How ketchup evolved from Chinese medicine to tasty condiment

How ketchup evolved from Chinese medicine to tasty condiment

It was fascinating for me to recently learn that ketchup was once sold as medicine. Long before this ubiquitous condiment was used in fast-food meals and backyard barbecues, it was part of an ancient Chinese recipe to ferment seafood into a salty savory sauce that physicians at the time believed to be medicinal. British sailors later brought this creation back home when it was modified with walnuts and mushrooms. It wasn’t until the early 1800s that it started to take on the form of tomatoes through a horticulturist in Philadelphia.
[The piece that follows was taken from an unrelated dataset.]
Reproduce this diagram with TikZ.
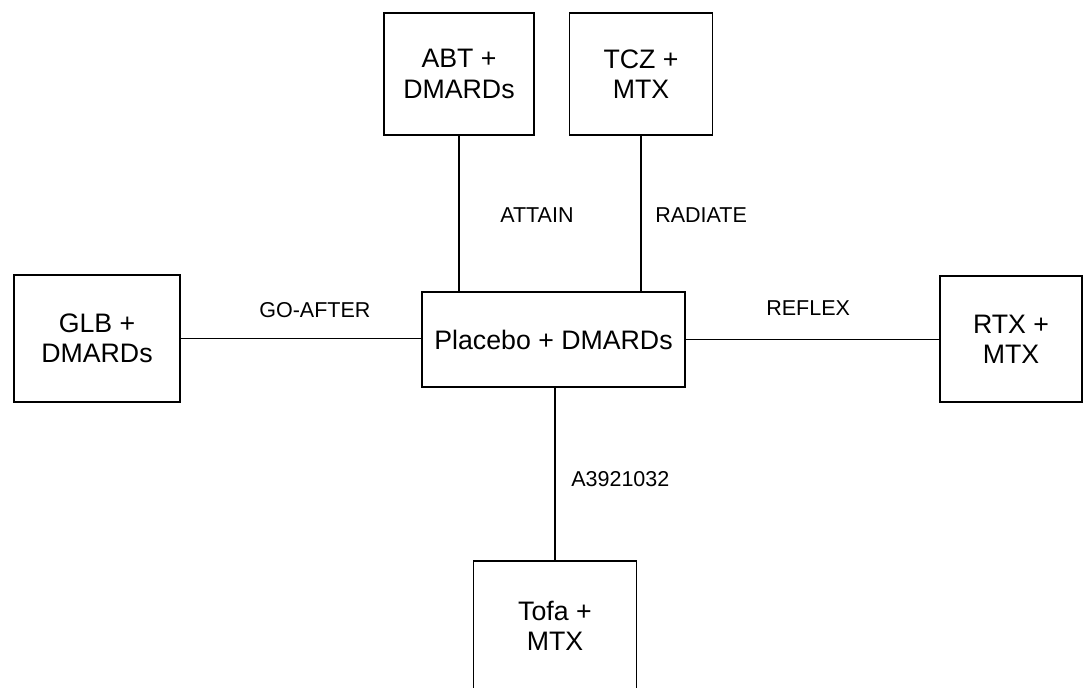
\documentclass[tikz,border=0pt]{standalone}
\usepackage{fontspec}
\setmainfont{Liberation Sans}
\begin{document}
\begin{tikzpicture}[x=0.025cm,y=-0.025cm,
  arm/.style={draw,line width=1pt,align=center,inner sep=0pt,
    font=\fontsize{19}{21.5}\selectfont},
  trial/.style={anchor=west,inner sep=0pt,font=\fontsize{15.3}{17}\selectfont},
  link/.style={line width=1pt}]

  \useasboundingbox (0,0) rectangle (1088,687);

  \node[arm,minimum width=150*0.025cm,minimum height=122*0.025cm] (abt) at (459,74) {ABT +\\DMARDs};
  \node[arm,minimum width=143*0.025cm,minimum height=122*0.025cm] (tcz) at (641,74) {TCZ +\\MTX};
  \node[arm,minimum width=166*0.025cm,minimum height=127*0.025cm] (glb) at (97,338.5) {GLB +\\DMARDs};
  \node[arm,minimum width=263*0.025cm,minimum height=95*0.025cm] (pbo) at (553.5,339.5) {Placebo + DMARDs};
  \node[arm,minimum width=142*0.025cm,minimum height=126*0.025cm] (rtx) at (1011,339) {RTX +\\MTX};
  \node[arm,minimum width=163*0.025cm,minimum height=130*0.025cm] (tofa) at (555,626) {Tofa +\\MTX};

  \node[trial] (l1) at (500,215) {ATTAIN};
  \node[trial] (l2) at (655,215) {RADIATE};
  \node[trial] (l3) at (259,310) {GO-AFTER};
  \node[trial] (l4) at (766,308.5) {REFLEX};
  \node[trial] (l5) at (571,479) {A3921032};

  \draw[link] (abt.south) -- (abt.south |- pbo.north);
  \draw[link] (tcz.south) -- (tcz.south |- pbo.north);
  \draw[link] (glb.east) -- (glb.east -| pbo.west);
  \draw[link] (pbo.east) -- (pbo.east -| rtx.west);
  \draw[link] (tofa.north) -- (tofa.north |- pbo.south);

\end{tikzpicture}
\end{document}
There was a massive craze around tomatoes, which had become the first super food, with the thought that it would cure indigestion and other stomach ailments. There were even ketchup pills, and the fad continued well into the 1850s. The Aztecs used to believe tomatoes had powerful magical properties that could ward off evil and cure diseases, while in the 16th century, Spanish conquistadores brought tomatoes to Europe where it eventually became a staple of Italian cuisine. In 1876, Heinz was the first company to actually release ketchup commercially as a tomato-based product. Initially known as catsup, Heinz started to promote it as ketchup and the name caught on.
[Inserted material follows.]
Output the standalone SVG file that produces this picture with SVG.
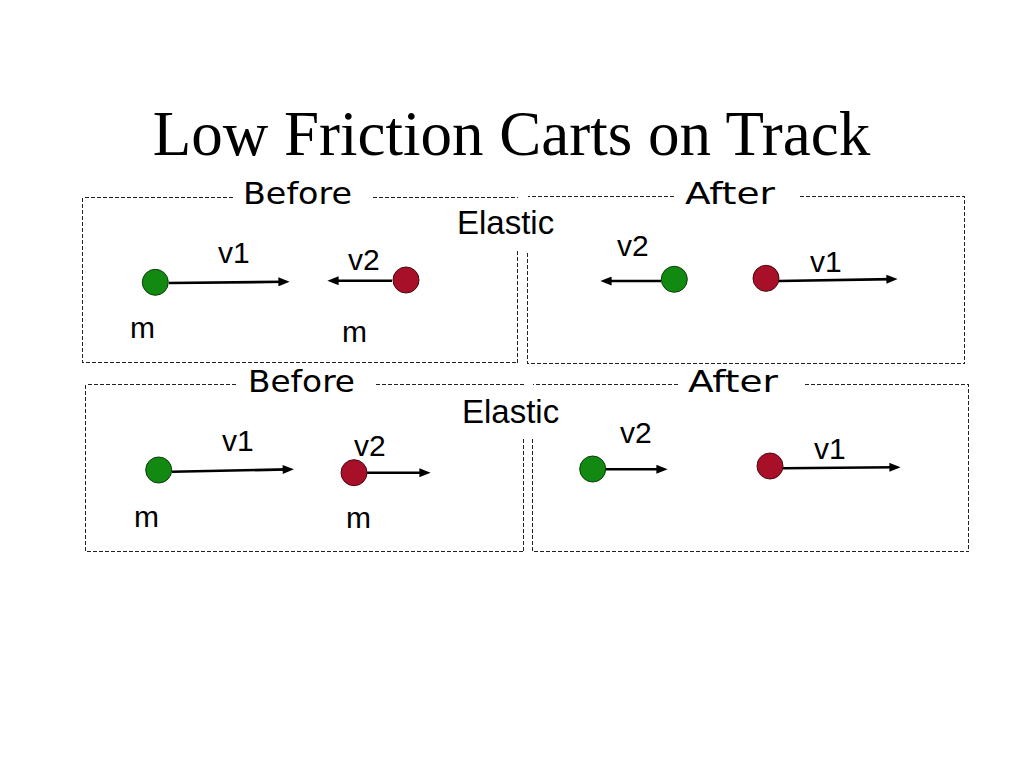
<svg xmlns="http://www.w3.org/2000/svg" width="1024" height="768" viewBox="0 0 1024 768">
  <style>
    .box { fill: none; stroke: #222; stroke-width: 1; stroke-dasharray: 4 2; shape-rendering: crispEdges; }
    .hand { font-family: "Comic Sans MS", "DejaVu Sans", sans-serif; font-size: 31px; fill: #000; }
    .lbl { font-family: "Liberation Sans", Arial, sans-serif; font-size: 30px; fill: #000; }
    .ela { font-family: "Liberation Sans", Arial, sans-serif; font-size: 33px; fill: #000; }
    .title { font-family: "Liberation Serif", "Times New Roman", serif; font-size: 63px; fill: #000; }
    .green { fill: #128a12; stroke: #0b3d0b; stroke-width: 1; }
    .red { fill: #a8102a; stroke: #4a0a12; stroke-width: 1; }
    .arrow { stroke: #000; stroke-width: 2.6; fill: none; marker-end: url(#ah); }
  </style>
  <defs>
    <marker id="ah" viewBox="0 0 10 8" refX="5" refY="4" markerWidth="12" markerHeight="9" markerUnits="userSpaceOnUse" orient="auto">
      <path d="M0,0 L10,4 L0,8 z" fill="#000"/>
    </marker>
  </defs>
  <rect width="1024" height="768" fill="#fff"/>

  <text id="title" class="title" x="511.5" y="155" text-anchor="middle">Low Friction Carts on Track</text>

  <g id="panels">
    <g id="panel-top-before">
      <path class="box" d="M372.5,197.5 H517.5 M517.5,250.5 V362.5 H82.5 V197.5 H232.5"/>
      <text class="hand" x="243" y="204" textLength="109" lengthAdjust="spacingAndGlyphs">Before</text>
    </g>
    <g id="panel-top-after">
      <path class="box" d="M673.5,196.5 H527.5 M527.5,252.5 V363.5 H964.5 V196.5 H797.5"/>
      <text class="hand" x="685" y="204" textLength="90" lengthAdjust="spacingAndGlyphs">After</text>
    </g>
    <g id="panel-bottom-before">
      <path class="box" d="M375.5,384.5 H523.5 M523.5,438.5 V551.5 H85.5 V384.5 H237.5"/>
      <text class="hand" x="248" y="392" textLength="107" lengthAdjust="spacingAndGlyphs">Before</text>
    </g>
    <g id="panel-bottom-after">
      <path class="box" d="M677.5,384.5 H532.5 M532.5,438.5 V551.5 H968.5 V384.5 H802.5"/>
      <text class="hand" x="688" y="392" textLength="90" lengthAdjust="spacingAndGlyphs">After</text>
    </g>
  </g>

  <g id="elastic-top"><text class="ela" x="457" y="234">Elastic</text></g>
  <g id="elastic-bottom"><text class="ela" x="462" y="423">Elastic</text></g>

  <g id="connectors">
    <line class="arrow" x1="169" y1="283" x2="284" y2="281.8"/>
    <line class="arrow" x1="392" y1="280.7" x2="333" y2="280.7"/>
    <line class="arrow" x1="661" y1="281" x2="606" y2="281"/>
    <line class="arrow" x1="779" y1="281" x2="892" y2="279.1"/>
    <line class="arrow" x1="172" y1="471.7" x2="288.3" y2="469.4"/>
    <line class="arrow" x1="367" y1="472.7" x2="425" y2="472.7"/>
    <line class="arrow" x1="605" y1="469.3" x2="662" y2="469.3"/>
    <line class="arrow" x1="783" y1="468.3" x2="895" y2="467.3"/>
  </g>

  <g id="tb-cart1"><circle class="green" cx="155.3" cy="282.3" r="13"/></g>
  <g id="tb-cart2"><circle class="red" cx="406" cy="280" r="13"/></g>
  <g id="ta-cart1"><circle class="green" cx="674.3" cy="279.3" r="13"/></g>
  <g id="ta-cart2"><circle class="red" cx="766" cy="278.3" r="13"/></g>
  <g id="bb-cart1"><circle class="green" cx="158.7" cy="470" r="13"/></g>
  <g id="bb-cart2"><circle class="red" cx="354" cy="472.7" r="13"/></g>
  <g id="ba-cart1"><circle class="green" cx="592.7" cy="469" r="13"/></g>
  <g id="ba-cart2"><circle class="red" cx="770" cy="466" r="13"/></g>

  <g id="labels">
    <text class="lbl" x="218" y="263">v1</text>
    <text class="lbl" x="348" y="270">v2</text>
    <text class="lbl" x="130" y="338">m</text>
    <text class="lbl" x="342" y="342">m</text>
    <text class="lbl" x="617" y="256">v2</text>
    <text class="lbl" x="810" y="272">v1</text>
    <text class="lbl" x="222" y="451">v1</text>
    <text class="lbl" x="354" y="456">v2</text>
    <text class="lbl" x="134" y="527">m</text>
    <text class="lbl" x="346" y="528">m</text>
    <text class="lbl" x="620" y="443">v2</text>
    <text class="lbl" x="814" y="459">v1</text>
  </g>
</svg>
However, there are competitors that would rather avoid that iconic re-branding and continue to advertise their product as catsup. In recent years, however, the medicinal value has been re-evaluated. We now know that tomatoes and tomato products are loaded with malic and citric acid that produce too much gastric acid in the stomach. One interesting side note is that ketchup was embroiled in controversy in the 1980s when the Reagan Administration deemed the condiment a vegetable for school lunch programs.